On the far western stretch of 42nd Street, a 61-story 550-unit condominium
tower entitled The Orion at 350 West 42nd Street is scheduled for completion
in the spring of 2006. Featuring a fitness center, screening room, lap
pool and business center, The Orion is aiming to offer luxury living
in an area not previously known for a high-end residential lifestyle.
Meanwhile,
several other condominium towers are planned for 42nd Street on Tenth,
Eleventh and Twelfth Avenues as well as a condominium on 43rd Street
and Eighth Avenue. Completion of these buildings would open up a whole
new frontier of Manhattan residential living for bold city pioneers.
Equally,
as the western area near Times Square is poised to be transformed into
a residential neighborhood, plans are also underway to change the personality
of Herald Square. At present, the enormous 692-unit Herald Towers at
50 West 34th Street is being transformed into mostly studio and one
bedroom condominium apartments. This conversion aims to attract young
singles and couples to live in what has previously been a commercial
shopping corridor.
Several
blocks away, a new rental building called Tower 31 is also under construction
at 9 West 31st Street.
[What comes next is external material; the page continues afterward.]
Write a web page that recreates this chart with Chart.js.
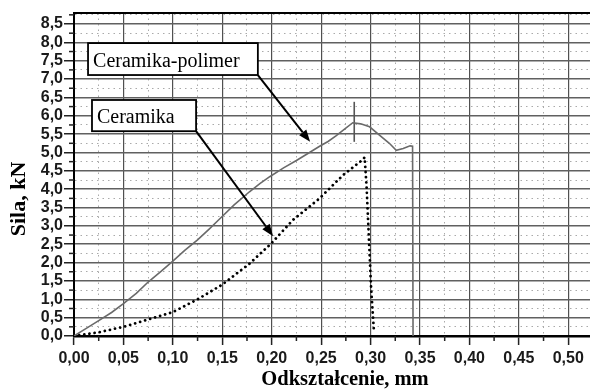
<!DOCTYPE html>
<html>
<head>
<meta charset="utf-8">
<script src="https://cdn.jsdelivr.net/npm/chart.js@4/dist/chart.umd.min.js"></script>
<style>
html,body{margin:0;padding:0;background:#fff;overflow:hidden;}
#wrap{width:590px;height:389px;position:relative;}
</style>
</head>
<body>
<div id="wrap"><canvas id="c" width="590" height="389"></canvas></div>
<script>
// ---- data ----
const polymerX = [0, 0.012, 0.025, 0.038, 0.05, 0.063, 0.075, 0.088, 0.10, 0.112, 0.125, 0.137, 0.147, 0.162, 0.1775, 0.188, 0.198, 0.212, 0.225, 0.237, 0.2485, 0.257, 0.265, 0.274, 0.282, 0.29, 0.299, 0.309, 0.319, 0.326, 0.333, 0.340, 0.3425, 0.343];
const polymerY = [0, 0.2, 0.42, 0.64, 0.88, 1.16, 1.47, 1.76, 2.04, 2.33, 2.62, 2.92, 3.18, 3.57, 3.93, 4.15, 4.34, 4.58, 4.78, 4.98, 5.17, 5.3, 5.45, 5.64, 5.81, 5.78, 5.70, 5.47, 5.25, 5.06, 5.11, 5.18, 5.17, 0];
const ceramicX = [0, 0.025, 0.05, 0.075, 0.10, 0.125, 0.15, 0.1775, 0.1995, 0.2214, 0.2485, 0.272, 0.2924, 0.294, 0.296, 0.2975, 0.299, 0.3005, 0.3035];
const ceramicY = [0, 0.1, 0.25, 0.45, 0.65, 1.0, 1.4, 1.97, 2.52, 3.16, 3.75, 4.38, 4.81, 4.87, 4.06, 3.16, 2.25, 1.34, 0.1];
const peakMarkX = [0.2835, 0.2835];
const peakMarkY = [5.29, 6.38];
const xTitle = 'Odkształcenie, mm';
const yTitle = 'Sila, kN';
const noteLabels = ['Ceramika-polimer', 'Ceramika'];
const xMin = 0, xMax = 0.522, xStep = 0.025, xMajor = 0.05;
const yMin = 0, yMax = 8.8, yStep = 0.25, yMajor = 0.5;

// ---- annotation placement (data coordinates) ----
const noteBoxes = [
  {x0: 0.0142, y0: 7.98, x1: 0.186, y1: 7.11, ax0: 0.186, ay0: 7.11, ax1: 0.2389, ay1: 5.29},
  {x0: 0.0182, y0: 6.43, x1: 0.1235, y1: 5.58, ax0: 0.1235, ay0: 5.58, ax1: 0.2014, ay1: 2.72}
];

const toPts = (xs, ys) => xs.map((v, i) => ({x: v, y: ys[i]}));
const isMajor = (v, m) => Math.abs(v / m - Math.round(v / m)) < 1e-6;

const extras = {
  id: 'extras',
  beforeDatasetsDraw(chart) {
    const ctx = chart.ctx, a = chart.chartArea;
    ctx.save();
    ctx.strokeStyle = '#000'; ctx.lineWidth = 2;
    ctx.beginPath(); ctx.moveTo(a.left - 1, a.top); ctx.lineTo(a.right, a.top); ctx.stroke();
    ctx.restore();
  },
  afterDraw(chart) {
    const ctx = chart.ctx, a = chart.chartArea, sx = chart.scales.x, sy = chart.scales.y;
    ctx.save();
    // minor ticks
    ctx.strokeStyle = '#222'; ctx.lineWidth = 1.5;
    sx.ticks.forEach(t => {
      if (!isMajor(t.value, xMajor)) {
        const p = sx.getPixelForValue(t.value);
        ctx.beginPath(); ctx.moveTo(p, a.bottom); ctx.lineTo(p, a.bottom + 5); ctx.stroke();
      }
    });
    sy.ticks.forEach(t => {
      if (!isMajor(t.value, yMajor)) {
        const p = sy.getPixelForValue(t.value);
        ctx.beginPath(); ctx.moveTo(a.left - 5, p); ctx.lineTo(a.left, p); ctx.stroke();
      }
    });
    // annotations
    noteBoxes.forEach((b, i) => {
      const L = sx.getPixelForValue(b.x0), T = sy.getPixelForValue(b.y0);
      const R = sx.getPixelForValue(b.x1), B = sy.getPixelForValue(b.y1);
      const X0 = sx.getPixelForValue(b.ax0), Y0 = sy.getPixelForValue(b.ay0);
      const X1 = sx.getPixelForValue(b.ax1), Y1 = sy.getPixelForValue(b.ay1);
      ctx.strokeStyle = '#000'; ctx.fillStyle = '#000'; ctx.lineWidth = 2;
      const ang = Math.atan2(Y1 - Y0, X1 - X0), hl = 12, hw = 4.5;
      const bx = X1 - hl * Math.cos(ang), by = Y1 - hl * Math.sin(ang);
      ctx.beginPath(); ctx.moveTo(X0, Y0); ctx.lineTo(bx, by); ctx.stroke();
      ctx.beginPath();
      ctx.moveTo(X1, Y1);
      ctx.lineTo(bx + hw * Math.sin(ang), by - hw * Math.cos(ang));
      ctx.lineTo(bx - hw * Math.sin(ang), by + hw * Math.cos(ang));
      ctx.closePath(); ctx.fill();
      ctx.fillStyle = '#fff';
      ctx.fillRect(L, T, R - L, B - T);
      ctx.lineWidth = 1.8; ctx.strokeStyle = '#000';
      ctx.strokeRect(L, T, R - L, B - T);
      ctx.fillStyle = '#000';
      ctx.font = '20px "Liberation Serif", "Times New Roman", serif';
      ctx.textBaseline = 'alphabetic'; ctx.textAlign = 'left';
      ctx.fillText(noteLabels[i], L + 5, B - 8);
    });
    // axis titles
    ctx.fillStyle = '#000';
    ctx.font = 'bold 20.5px "Liberation Serif", "Times New Roman", serif';
    ctx.textAlign = 'center'; ctx.textBaseline = 'middle';
    ctx.fillText(xTitle, 345, 380);
    ctx.font = 'bold 22px "Liberation Serif", "Times New Roman", serif';
    ctx.translate(19, 199); ctx.rotate(-Math.PI / 2);
    ctx.fillText(yTitle, 0, 0);
    ctx.restore();
  }
};

new Chart(document.getElementById('c'), {
  type: 'line',
  data: {
    datasets: [
      {label: 'Ceramika-polimer', data: toPts(polymerX, polymerY), borderColor: '#6a6a6a', borderWidth: 1.6, pointRadius: 0, tension: 0, fill: false},
      {label: 'Ceramika', data: toPts(ceramicX, ceramicY), borderColor: '#000', borderWidth: 2.8, borderDash: [0.01, 5.2], borderCapStyle: 'round', pointRadius: 0, tension: 0, fill: false},
      {label: 'peak', data: toPts(peakMarkX, peakMarkY), borderColor: '#555', borderWidth: 1.6, pointRadius: 0, fill: false}
    ]
  },
  options: {
    responsive: false,
    animation: false,
    layout: {padding: {left: 0, right: 0, top: 13, bottom: 0}},
    plugins: {legend: {display: false}, tooltip: {enabled: false}},
    scales: {
      x: {
        type: 'linear', min: xMin, max: xMax,
        afterFit: s => { s.height = 53; },
        border: {display: true, color: '#000', width: 2.5,
          dash: ctx => (ctx.tick && !isMajor(ctx.tick.value, xMajor)) ? [1.5, 4] : []},
        grid: {
          color: ctx => (ctx.tick && isMajor(ctx.tick.value, xMajor)) ? '#505050' : '#aaa',
          lineWidth: ctx => (ctx.tick && isMajor(ctx.tick.value, xMajor)) ? 1.2 : 1,
          tickColor: ctx => (ctx.tick && isMajor(ctx.tick.value, xMajor)) ? '#222' : 'rgba(0,0,0,0)',
          tickLength: 9, tickWidth: 1.5
        },
        ticks: {
          stepSize: xStep, includeBounds: false, autoSkip: false, maxRotation: 0, padding: 4,
          color: '#1a1a1a', font: {family: '"Liberation Sans", Arial, sans-serif', size: 16, weight: 'bold'},
          callback: v => isMajor(v, xMajor) ? v.toFixed(2).replace('.', ',') : ''
        }
      },
      y: {
        type: 'linear', min: yMin, max: yMax,
        afterFit: s => { s.width = 74; },
        border: {display: true, color: '#000', width: 2,
          dash: ctx => (ctx.tick && !isMajor(ctx.tick.value, yMajor)) ? [1.5, 4] : []},
        grid: {
          color: ctx => (ctx.tick && isMajor(ctx.tick.value, yMajor)) ? '#606060' : '#aaa',
          lineWidth: ctx => (ctx.tick && isMajor(ctx.tick.value, yMajor)) ? 1.5 : 1,
          tickColor: ctx => (ctx.tick && isMajor(ctx.tick.value, yMajor)) ? '#222' : 'rgba(0,0,0,0)',
          tickLength: 10, tickWidth: 1.5
        },
        ticks: {
          stepSize: yStep, includeBounds: false, autoSkip: false, padding: 1,
          color: '#1a1a1a', font: {family: '"Liberation Sans", Arial, sans-serif', size: 16, weight: 'bold'},
          callback: v => isMajor(v, yMajor) ? v.toFixed(1).replace('.', ',') : ''
        }
      }
    }
  },
  plugins: [extras]
});
</script>
</body>
</html>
Designed by Costas Kondylis, this 41-story tower
will bring 283 new rental apartments to this neighborhood in 2006. Shoppers
beware; the neighborhood is changing.
Fifth Avenue Below 42nd Street to Be Transformed
by New Residential Buildings
Nearby,
Fifth Avenue between 26th and 38th Streets has been dubbed “SoFi,”
for South Fifth Avenue. Who would have believed this residential transformation
possible until recently?
Residential
development in this area was initially spearheaded by the Madison Belvedere,
a 404-unit 50-story rental building that was built in 1999, and followed
several years ago by 425 Fifth Avenue, a 67-story luxury condominium
tower designed by Michael Graves. Today, SoFi is about to explode with
new development projects. 325 Fifth Avenue, a glass-encased 250-unit
condominium residence, is rising out of the ground between 32nd and
33rd Streets. Almost sold out, it will offer amenities such as a swimming
pool, fitness center, and screening room.
Other
developments about to sprout up include the Sky House, a 54-story condominium
on the former parish house site of the “Little Church Around The
Corner” at 11 East 29th Street, and Park South Lofts at 43-45
East 30th Street which will have 40 luxury lofts converted from a former
factory.
Demand
for residential property is high all over town. Throughout Manhattan,
neighborhoods are on the march as they expand and assume fresh new faces
to create this sought after supply.
Which Way Is the Real Estate Market Headed?
Will
the demand be sustainable, or will a large infusion of new condominium
construction and conversion tip the market? Opinions differ, but it
must be remembered that condominiums only represent a tiny percentage
of overall housing in the city.
Meanwhile,
the city population is growing each year. Since 1990, New York City
residents have increased by over 900,000 people and city officials are
predicting that the city population will reach 8.4 million by 2010,
up from approximately 8.1 million today. This is a dramatic contrast
from the decades of the 1970’s and 1980’s when the city
was losing population.
Today,
overall economic conditions are good in New York City. The economy has
rebounded and recently Standard and Poor’s gave the city an A+
rating on its debt. This year, Wall Street profits are projected to
hit $14.4 billion, which should yield the big bonuses that historically
have alway bolstered the residential real estate market.
What
predictions can be made? Will the market go up? Probably not. Will the
market go down? Probably not. Maybe we’ve finally reached a more
normal and balanced real estate marketplace, whatever that means.